The first possible indication the coffee is baked is that it might smell like baked bread when removed from the roaster.
The second possible indication is it tastes "flat." There is no tartness, sweetness, or character to the roast. Some say it doesn't taste like coffee at all.....more like tea.
The third possible indication is it tastes ashy, grassy, and just off.
More green beans means you have a greater mass to roast. To get 1.5 pounds to roast in the same amount of time as 8 oz means you need more heat.
And you thought learning to Q had challenges!
When I bump up the volume I do it in smaller steps. I did 8 oz, moved to 10 oz. Last roast was 14 oz and it was still in the 14-19 minute window I like. I was going to roast 16 oz of green coffee today, but it's WAY too windy. I'd lose too much heat. I've noticed that wind and outside temp both affect the timing, wind more so than outside temperature.
I made this post on another thread, but I think it belongs in this one as well.

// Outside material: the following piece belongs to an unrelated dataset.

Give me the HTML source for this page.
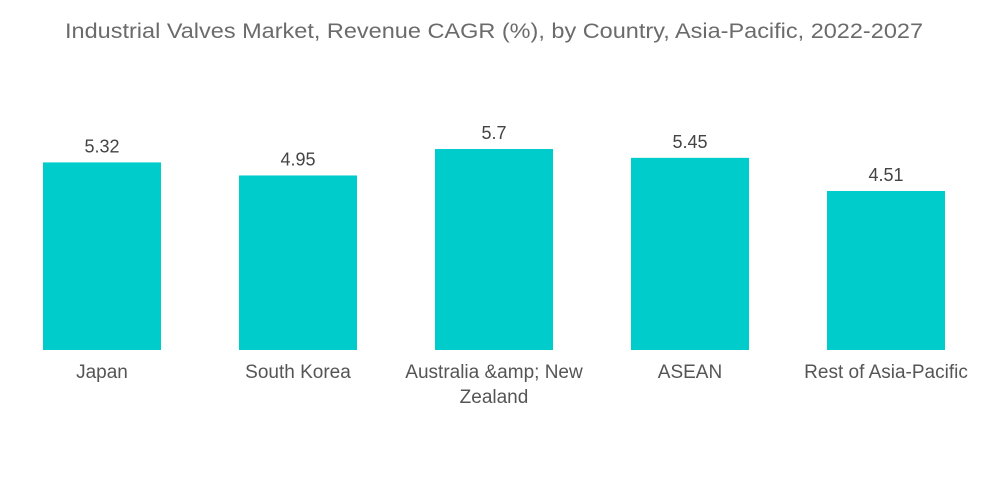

RE: I've been doing pretty good roasting my coffee. Since I got a good 2 pound capacity drum and high speed rotisserie motor, I'm getting excellent, even roasting and usually takes around 15 minutes at the most for most of my roasts. My grill is a 6 burner. I initially turn on all the burners to get up to temp, the hood thermometer will read around 600 and I've verified with my Thermoworks Smoke grill probe that it's about 25 deg higher. When it reaches temp, I'll put the beans on the spinner and turn it on around 45 rpm. I'll then turn down the 2 center burners that are directly under the roasting drum, leaving the other 4 on high. I listen religiously for the first crack to begin. On some coffee, like Jamaica Blue Mountain and the Hawaiian coffees, I'll pull the beans right after the first crack or a couple minutes afterwards. Other coffees I'll roast to just when the second crack starts and I'll pull the beans at that time. I don't like over roasted coffee, too much burn flavor for me, but my way works out the best for us. I don't probe the coffee nor do i use my laser thermometer either. Laser will pick up more temp from the basket than coffee inside anyway. I guess this is a roundabout way of saying I roast my coffees at around 625 or so.
Just wondering if anyone is still roasting coffee. I had to take a hiatus over the winter due to rain messing up my roasting schedule, but I'm back to it. Still using the roasting setup described earlier, with slightly bigger mesh colander inside an old stainless Dutch oven. I've pushed the green bean weight to 16 ounces with success. Just tried 18 ounces, and I think I baked the coffee. Bake took 24 minutes and I didn't hear much cracking at all. The wind picked up when I was roasting, and that always extends with my roasting times too.
BTW, if you are in the market for a new grinder, my wife just got me a Breville Smart Pro coffee grinder for my birthday to replace my decades old Cuisinart grinder. It is both programmed and manual. She used coupons to bring the price of the new grinder down quite a bit from $200. My old grinder still works, but the grinds were getting REAL inconsistent.
I'm infatuated with the new grinder. 60 grind settings external, with 10 more internal if you need it, for a total of 600 possible grind settings (Yeah, I don't need that many. No one does). It's much quieter. Sounds like you're standing in Westeros as SB grinds your coffee for the set (wink wink). The grind size is so uniform. Plus, absolutely no bean static electricity, which was always a pain with the Cuisinart. A drop of water solved the static problem, but the taste with the new grinder has taken coffee flavor to a new level.
If you're into espresso and use a porta filter, the grinder has magnetic attachments to grind right into the filter. Quite a machine.